Dizia minha tia, do alto de sua sabedoria que “a ignorância é uma benção!”

Concordo de todas as maneiras e já vivi e ouvi situações onde era melhor não ter o conhecimento da causa.

Uma delas se passou com um amigo chamado Pascalle, mais velho que eu uns vinte anos,  descendente de italianos e que veio com os pais e os irmãos mais velhos para o Brasil nos anos 50.

Durante sua infância era comum receberem pacotes vindos da terra mãe com os mais diversos sortimentos: de brinquedos a remédios, alimentos e documentos. As remessas demoravam meses para chegar à sua casa, pois vinham de navio, ou por conhecidos que voltavam de viagem vez ou outra. Telefone era coisa de gente rica e o correio funcionava como a principal comunicação entre as partes da família, porque para um bom italiano todos são família: avós, tios, primos e até cunhados.

Um dia ao chegarem a casa, a vizinha lhes entregou uma caixa que o carteiro havia trazido pela manhã. Curiosa, esperou que a abrissem e, como os demais, pôde ver em seu conteúdo apenas uma lata um pouco maior que uma tradicional lata de pó Royal. Ao abrirem encontraram um pó assim, parecido com pimenta do reino. Seu pai mexeu a latinha e, soltando o conteúdo já compactado, molhou o dedo indicador na língua, molhou no pó e voltando o dedo à língua disse:

─ Parece condimento… tio Pepê deve estar vendendo a prezzo del’ouro na Toscana!

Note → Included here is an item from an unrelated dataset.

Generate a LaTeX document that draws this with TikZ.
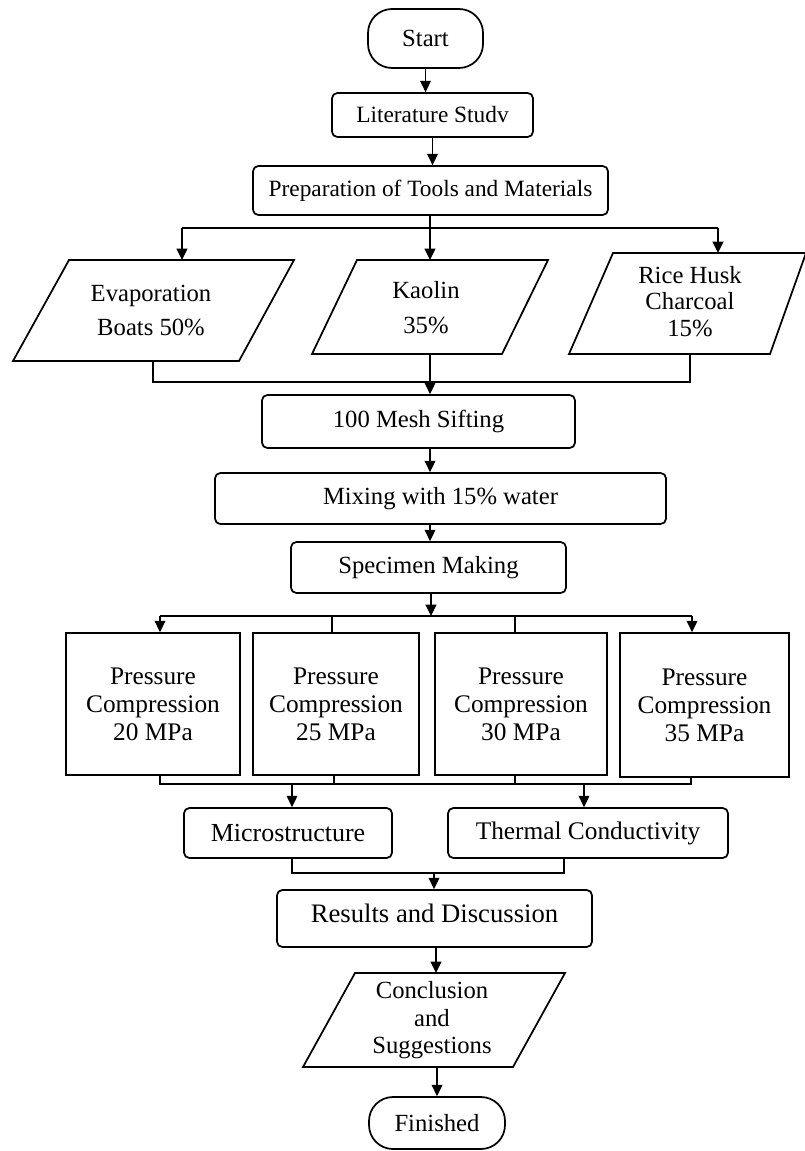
\documentclass[tikz,border=0pt]{standalone}
\usepackage{fontspec}
\setmainfont{Liberation Serif}
\usetikzlibrary{arrows.meta}
\begin{document}
\begin{tikzpicture}[x=0.75pt,y=-0.75pt, line width=1.3pt,
  rbox/.style={draw, rounded corners=4pt, inner sep=0pt, align=center},
  term/.style={draw, rounded corners=18pt, inner sep=0pt, align=center},
  sbox/.style={draw, inner sep=0pt, align=center},
  ptext/.style={inner sep=0pt, align=center},
  arr/.style={-{Triangle[length=8.5pt,width=8pt]}},
  fA/.style={font=\fontsize{18.5}{21}\selectfont},
  fS/.style={font=\fontsize{17.5}{20}\selectfont},
  fL/.style={font=\fontsize{19.5}{22}\selectfont}]
\useasboundingbox (0,0) rectangle (805,1151);

% main boxes
\node[term, fA, minimum width=86.25pt, minimum height=44.25pt] (start) at (425.5,38.5) {Start};
\node[rbox, fS, minimum width=150.75pt, minimum height=33pt] (lit) at (432.5,115) {Literature Studv};
\node[rbox, fS, minimum width=266.25pt, minimum height=36.75pt] (prep) at (430.5,190.5) {Preparation of Tools and Materials};

% parallelograms (materials)
\draw (69,260) -- (294,260) -- (239,361) -- (13,361) -- cycle;
\draw (357,260) -- (548,260) -- (502,354) -- (312,354) -- cycle;
\draw (613,253) -- (806,253) -- (770,354) -- (569,354) -- cycle;
\node[ptext, font=\fontsize{18.5}{25.5}\selectfont] (evap) at (151,310) {Evaporation\\Boats 50\%};
\node[ptext, font=\fontsize{18.5}{26}\selectfont] (kaol) at (426,307.5) {Kaolin\\35\%};
\node[ptext, font=\fontsize{18.5}{20}\selectfont] (rice) at (690,301.5) {Rice Husk\\Charcoal\\15\%};
\coordinate (evT) at (182,260);
\coordinate (kaT) at (430,260);
\coordinate (riT) at (718,253);
\coordinate (evB) at (153,361);
\coordinate (kaB) at (430,354);
\coordinate (riB) at (690,354);
\coordinate (b1) at (430,228);
\coordinate (j1) at (430,382);

\node[rbox, fA, minimum width=234.75pt, minimum height=39.75pt] (mesh) at (418.5,421.5) {100 Mesh Sifting};
\node[rbox, fA, minimum width=338.25pt, minimum height=38.25pt] (mix) at (440.5,498.5) {Mixing with 15\% water};
\node[rbox, fA, minimum width=206.25pt, minimum height=38.25pt] (spec) at (428.5,567.5) {Specimen Making};

% pressure boxes
\node[sbox, font=\fontsize{19}{21}\selectfont, minimum width=130.5pt, minimum height=106.5pt] (p1) at (153,704) {Pressure\\Compression\\20 MPa};
\node[sbox, font=\fontsize{19}{21}\selectfont, minimum width=124.5pt, minimum height=106.5pt] (p2) at (336,704) {Pressure\\Compression\\25 MPa};
\node[sbox, font=\fontsize{19}{21}\selectfont, minimum width=129pt, minimum height=106.5pt] (p3) at (521,704) {Pressure\\Compression\\30 MPa};
\node[sbox, font=\fontsize{19}{21}\selectfont, minimum width=126.75pt, minimum height=108pt] (p4) at (704.5,705) {Pressure\\Compression\\35 MPa};

\node[rbox, fL, minimum width=156pt, minimum height=37.5pt] (micro) at (288,833) {Microstructure};
\node[rbox, font=\fontsize{19}{21}\selectfont, minimum width=210pt, minimum height=37.5pt] (therm) at (588,833) {Thermal Conductivity};
\node[rbox, font=\fontsize{20}{22}\selectfont, minimum width=236.25pt, minimum height=42.75pt, text depth=8pt] (res) at (434.5,918.5) {Results and Discussion};

% conclusion parallelogram
\draw (355,973) -- (565,973) -- (513,1067) -- (303,1067) -- cycle;
\node[ptext, font=\fontsize{18.5}{20.6}\selectfont] (conc) at (432,1020.5) {Conclusion\\and\\Suggestions};
\coordinate (concT) at (436,973);
\coordinate (concB) at (437,1067);

\node[term, fA, minimum width=102pt, minimum height=39pt] (fin) at (437,1123) {Finished};

% connectors top
\draw[arr] (start.south) -- (start.south |- lit.north);
\draw[arr] (lit.south) -- (lit.south |- prep.north);
\draw (prep.south -| b1) -- (b1);
\draw (evT |- b1) -- (riT |- b1);
\draw[arr] (evT |- b1) -- (evT);
\draw[arr] (b1) -- (kaT);
\draw[arr] (riT |- b1) -- (riT);

% connectors materials -> mesh
\draw (evB) -- (evB |- j1) -- (riB |- j1) -- (riB);
\draw (kaB) -- (j1);
\draw[arr] (j1) -- (j1 |- mesh.north);
\draw[arr] (j1 |- mesh.south) -- (j1 |- mix.north);
\draw[arr] (j1 |- mix.south) -- (j1 |- spec.north);

% specimen -> pressure boxes
\coordinate (j2) at (431,616);
\coordinate (a1) at (160,616);
\coordinate (a2) at (332,616);
\coordinate (a3) at (515,616);
\coordinate (a4) at (692,616);
\draw[arr] (j2 |- spec.south) -- (j2);
\draw (a1) -- (a4);
\draw[arr] (a1) -- (a1 |- p1.north);
\draw (a2) -- (a2 |- p2.north);
\draw (a3) -- (a3 |- p3.north);
\draw[arr] (a4) -- (a4 |- p4.north);

% pressure boxes -> tests
\coordinate (c1) at (160,784);
\coordinate (c2) at (334,784);
\coordinate (c3) at (515,784);
\coordinate (c4) at (691,784);
\coordinate (d1) at (292,784);
\coordinate (d2) at (584,784);
\draw (c1 |- p1.south) -- (c1) -- (c4) -- (c4 |- p4.south);
\draw (c2 |- p2.south) -- (c2);
\draw (c3 |- p3.south) -- (c3);
\draw[arr] (d1) -- (d1 |- micro.north);
\draw[arr] (d2) -- (d2 |- therm.north);

% tests -> results
\coordinate (e1) at (292,873);
\coordinate (e2) at (564,873);
\coordinate (em) at (434,873);
\draw (e1 |- micro.south) -- (e1) -- (e2) -- (e2 |- therm.south);
\draw[arr] (em) -- (em |- res.north);
\draw[arr] (concT |- res.south) -- (concT);
\draw[arr] (concB) -- (concB |- fin.north);
\end{tikzpicture}
\end{document}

Apesar de família, seu pai se mordia pelo sucesso do cunhado nos negócios de gastronomia nessa cidade da Itália.

Procuraram por toda caixa e nenhuma identificação, rótulo ou bilhete explicando do que se tratava. Educadamente, deram um pouco da especiaria para a prestativa vizinha e seguiram com a vida, testando o pó “vindo de lá” em vários pratos preparados daquele dia em diante.

Mas, nada da iguaria dizer a que veio: nenhum sabor especial ao molho de tomate, ao recheio do ravioli ou tampouco à sopa de capeletti. E seu pai a reclamar da suposta fortuna do marido de sua irmã com algo tão insonso: era mesmo um impostore a ganhar a vida com a boa-fé dos outros.

Passado algum tempo a lata foi abandonada na dispensa com quase nada ao fundo e sua mãe decidiu não falar mais do assunto para o bem dos humores e estômagos de todos. Nem mesmo a vizinha tão prendada conseguiu fazer bom uso do presente e, quando ninguém mais se importava com isso, o carteiro deixou embaixo da porta de entrada um envelope todo amassado com um pequeno bilhete escrito em italiano e com data antiga que sua mãe leu em alto e mal português:

Querido irmão: com tristeza lhe envio parte das cinzas de nossa mãe, que faleceu no último domingo de Páscoa. Assim que a receber, por favor, mande rezar uma missa em sua memória. Com amor, Giordana!

Sim. A ignorância é uma benção, meu amigo poderia ter vivido em paz sem saber que tinha comido sua avó depois de morta!